The earliest recognized precursor to a music video dates to 1894, when sheet music publishers Edward B. Marks and Joe Stern hired electrician George Thomas to project still images onto a screen alongside live performances of their song 'The Little Lost Child'. The oldest example of a promotional music video with similarities to modern abstract videos is the 1958 Czechoslovak film 'Dáme si do bytu', created and directed by Ladislav Rychman.
What was the first video played on MTV?
MTV launched in 1981 with 'Video Killed the Radio Star' by The Buggles as the first music video aired on the channel.
What is the most expensive music video ever made?
Michael and Janet Jackson's 'Scream', directed by Mark Romanek in 1995, is the most expensive music video to date, with a reported production cost of $7 million. Madonna's 'Bedtime Story', also directed by Romanek in 1995, cost a reported $5 million.
What role did the Beatles play in the development of music videos?

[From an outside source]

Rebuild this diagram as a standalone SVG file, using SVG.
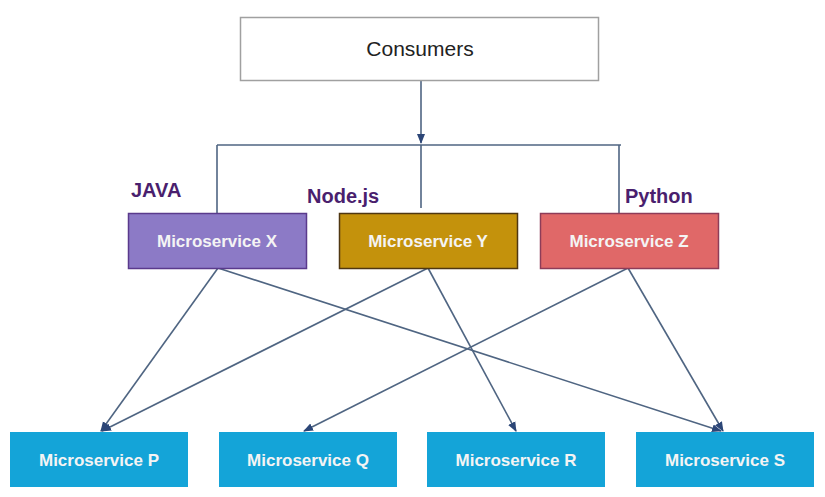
<svg xmlns="http://www.w3.org/2000/svg" width="825" height="497" viewBox="0 0 825 497">
<style>
.lbl{font-family:"Liberation Sans",Arial,sans-serif;font-weight:bold;font-size:17px;fill:#f4f4f4;text-anchor:middle}
.lang{font-family:"Liberation Sans",Arial,sans-serif;font-weight:bold;font-size:20px;fill:#4a1f6e}
.ln{stroke:#4f6582;stroke-width:1.6;fill:none}
.bot{fill:#14a4d8}
</style>
<defs>
<marker id="ah" viewBox="0 0 10 10" refX="9" refY="5" markerWidth="7" markerHeight="7" orient="auto" markerUnits="userSpaceOnUse">
<path d="M0,0 L10,5 L0,10 z" fill="#2c4677"/>
</marker>
<marker id="ah2" viewBox="0 0 10 10" refX="9" refY="5" markerWidth="10" markerHeight="10" orient="auto" markerUnits="userSpaceOnUse">
<path d="M0,1 L10,5 L0,9 z" fill="#2c4677"/>
</marker>
</defs>
<rect width="825" height="497" fill="#ffffff"/>
<g id="connectors">
<line class="ln" x1="421" y1="81" x2="421" y2="143" marker-end="url(#ah2)"/>
<line class="ln" x1="217" y1="145" x2="621" y2="145"/>
<line class="ln" x1="217" y1="145" x2="217" y2="213"/>
<line class="ln" x1="421" y1="145" x2="421" y2="208"/>
<line class="ln" x1="619" y1="145" x2="619" y2="213"/>
<line class="ln" x1="218" y1="268" x2="101" y2="431" marker-end="url(#ah2)"/>
<line class="ln" x1="218" y1="268" x2="721" y2="431" marker-end="url(#ah2)"/>
<line class="ln" x1="428" y1="268" x2="102" y2="431" marker-end="url(#ah2)"/>
<line class="ln" x1="428" y1="268" x2="516" y2="431" marker-end="url(#ah2)"/>
<line class="ln" x1="628" y1="268" x2="304" y2="431" marker-end="url(#ah2)"/>
<line class="ln" x1="628" y1="268" x2="723" y2="431" marker-end="url(#ah2)"/>
</g>
<g id="consumers">
<rect x="240.5" y="17.5" width="358" height="63" fill="#ffffff" stroke="#a0a0a0" stroke-width="1.5"/>
<text x="420" y="56" font-family="'Liberation Sans',Arial,sans-serif" font-size="21" fill="#222222" text-anchor="middle">Consumers</text>
</g>
<g id="lang-java"><text class="lang" x="131" y="197">JAVA</text></g>
<g id="lang-node"><text class="lang" x="307" y="203">Node.js</text></g>
<g id="lang-python"><text class="lang" x="625" y="203">Python</text></g>
<g id="ms-x">
<rect x="128.5" y="213.5" width="178" height="55" fill="#8c7ac6" stroke="#5a3a8c" stroke-width="1.5"/>
<text class="lbl" x="217" y="247">Microservice X</text>
</g>
<g id="ms-y">
<rect x="339.5" y="213.5" width="178" height="55" fill="#c4920c" stroke="#4f3712" stroke-width="1.5"/>
<text class="lbl" x="428" y="247">Microservice Y</text>
</g>
<g id="ms-z">
<rect x="540.5" y="213.5" width="178" height="55" fill="#e06868" stroke="#8e3c58" stroke-width="1.5"/>
<text class="lbl" x="629" y="247">Microservice Z</text>
</g>
<g id="ms-p">
<rect class="bot" x="10" y="432" width="178" height="55"/>
<text class="lbl" x="99" y="466">Microservice P</text>
</g>
<g id="ms-q">
<rect class="bot" x="219" y="432" width="178" height="55"/>
<text class="lbl" x="308" y="466">Microservice Q</text>
</g>
<g id="ms-r">
<rect class="bot" x="427" y="432" width="178" height="55"/>
<text class="lbl" x="516" y="466">Microservice R</text>
</g>
<g id="ms-s">
<rect class="bot" x="636" y="432" width="178" height="55"/>
<text class="lbl" x="725" y="466">Microservice S</text>
</g>
</svg>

The Beatles were central to establishing the music video format. From 1965 onward they produced promotional film clips for distribution on Top of the Pops and in the United States, allowing them to promote releases without in-person appearances. Their 1967 colour clips for 'Strawberry Fields Forever' and 'Penny Lane', directed by Peter Goldman, used avant-garde techniques including reversed film, slow motion, dramatic lighting, and colour filtering. The inaugural MTV Video Music Awards in 1984 honoured the Beatles with the Video Vanguard Award.
Why were Black artists rarely played on MTV in its early years?
MTV initially described itself as a rock-music-oriented channel, which it cited as the reason videos by Black artists were rarely aired. Musician Rick James publicly accused the channel of 'blatant racism' in 1983 after it refused to air his video for 'Super Freak'. David Bowie also confronted MTV before 'Thriller' was released, stating he was 'floored' by the channel's neglect of Black artists and pointing out that the few videos by Black artists appeared only between 2:00 a.m. and 6:00 a.m.
What was the first commercially released video single?
The Human League released the first commercial video single in 1983 on both VHS and Betamax formats. It was not a major commercial success because the £10.99 retail price was far higher than the approximately £1.99 cost of a 7-inch vinyl single. 'Justify My Love' by Madonna, released as a video single in 1990 after MTV banned it, remains the best-selling video single of all time.